### Supplied material
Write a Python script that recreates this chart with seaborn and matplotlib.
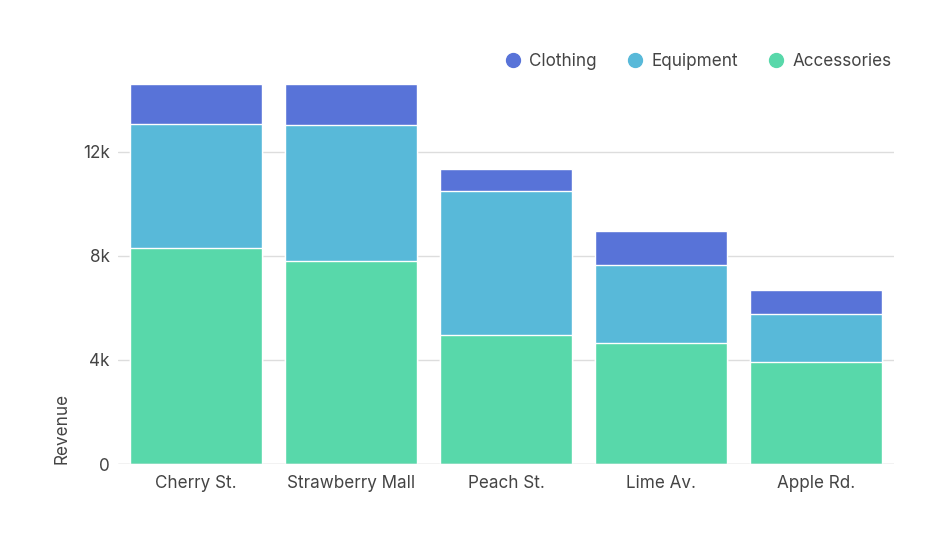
import matplotlib
matplotlib.use("Agg")
import matplotlib.pyplot as plt
from matplotlib.lines import Line2D
import numpy as np
import pandas as pd
import seaborn as sns

stores = ["Cherry St.", "Strawberry Mall", "Peach St.", "Lime Av.", "Apple Rd."]
accessories = [8300, 7800, 4960, 4650, 3920]
equipment = [4770, 5240, 5540, 3000, 1850]
clothing = [1530, 1560, 850, 1310, 920]

colors = {"Clothing": "#5873d8", "Equipment": "#58b9d9", "Accessories": "#58d8aa"}

sns.set_theme(style="white")
plt.rcParams["font.family"] = ["Inter", "DejaVu Sans"]

df = pd.DataFrame({"store": stores, "Accessories": accessories,
                   "Equipment": equipment, "Clothing": clothing})
df["lvl1"] = df["Accessories"]
df["lvl2"] = df["lvl1"] + df["Equipment"]
df["lvl3"] = df["lvl2"] + df["Clothing"]

fig = plt.figure(figsize=(9.47, 5.45), dpi=100)
ax = fig.add_axes([0.1246, 0.1486, 0.8194, 0.6973])

# draw from tallest stack down so each layer covers the one above it
sns.barplot(data=df, x="store", y="lvl3", color=colors["Clothing"], width=0.85,
            saturation=1, ax=ax, zorder=3)
sns.barplot(data=df, x="store", y="lvl2", color=colors["Equipment"], width=0.85,
            saturation=1, ax=ax, zorder=3)
sns.barplot(data=df, x="store", y="lvl1", color=colors["Accessories"], width=0.85,
            saturation=1, ax=ax, zorder=3)

ax.set_xlim(-0.5, 4.5)
ax.set_ylim(0, df["lvl3"].max())
ax.set_yticks([0, 4000, 8000, 12000])
ax.set_yticklabels(["0", "4k", "8k", "12k"])
ax.yaxis.grid(True, color="#dddddd", linewidth=1, zorder=0)
for s in ax.spines.values():
    s.set_visible(False)
ax.axhline(0, color="#dddddd", linewidth=1, zorder=4)

ax.tick_params(axis="y", length=0, labelsize=12.3, labelcolor="#444444", pad=6)
ax.tick_params(axis="x", length=0, labelsize=12.3, labelcolor="#444444", pad=8)
ax.set_xlabel("")
ax.set_ylabel("Revenue", loc="bottom", fontsize=12.3, color="#444444", labelpad=9)

handles = [Line2D([0], [0], marker="o", linestyle="", markersize=10,
                  markerfacecolor=colors[k], markeredgecolor=colors[k], label=k)
           for k in ["Clothing", "Equipment", "Accessories"]]
ax.legend(handles=handles, loc="lower right", bbox_to_anchor=(1.006, 1.02), ncol=3,
          frameon=False, fontsize=12.3, labelcolor="#444444", handletextpad=0.15,
          handlelength=1.6, columnspacing=1.45, borderaxespad=0)

fig.savefig("out.png", dpi=100)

### What needs to be done
Would you reproduce the lines above, from the very first through the line containing "ax = fig.add_axes([0.1246, 0.1486, 0.8194, 0.6973])", exactly and without the pictures?

### Full answer
Write a Python script that recreates this chart with seaborn and matplotlib.
import matplotlib
matplotlib.use("Agg")
import matplotlib.pyplot as plt
from matplotlib.lines import Line2D
import numpy as np
import pandas as pd
import seaborn as sns

stores = ["Cherry St.", "Strawberry Mall", "Peach St.", "Lime Av.", "Apple Rd."]
accessories = [8300, 7800, 4960, 4650, 3920]
equipment = [4770, 5240, 5540, 3000, 1850]
clothing = [1530, 1560, 850, 1310, 920]

colors = {"Clothing": "#5873d8", "Equipment": "#58b9d9", "Accessories": "#58d8aa"}

sns.set_theme(style="white")
plt.rcParams["font.family"] = ["Inter", "DejaVu Sans"]

df = pd.DataFrame({"store": stores, "Accessories": accessories,
                   "Equipment": equipment, "Clothing": clothing})
df["lvl1"] = df["Accessories"]
df["lvl2"] = df["lvl1"] + df["Equipment"]
df["lvl3"] = df["lvl2"] + df["Clothing"]

fig = plt.figure(figsize=(9.47, 5.45), dpi=100)
ax = fig.add_axes([0.1246, 0.1486, 0.8194, 0.6973])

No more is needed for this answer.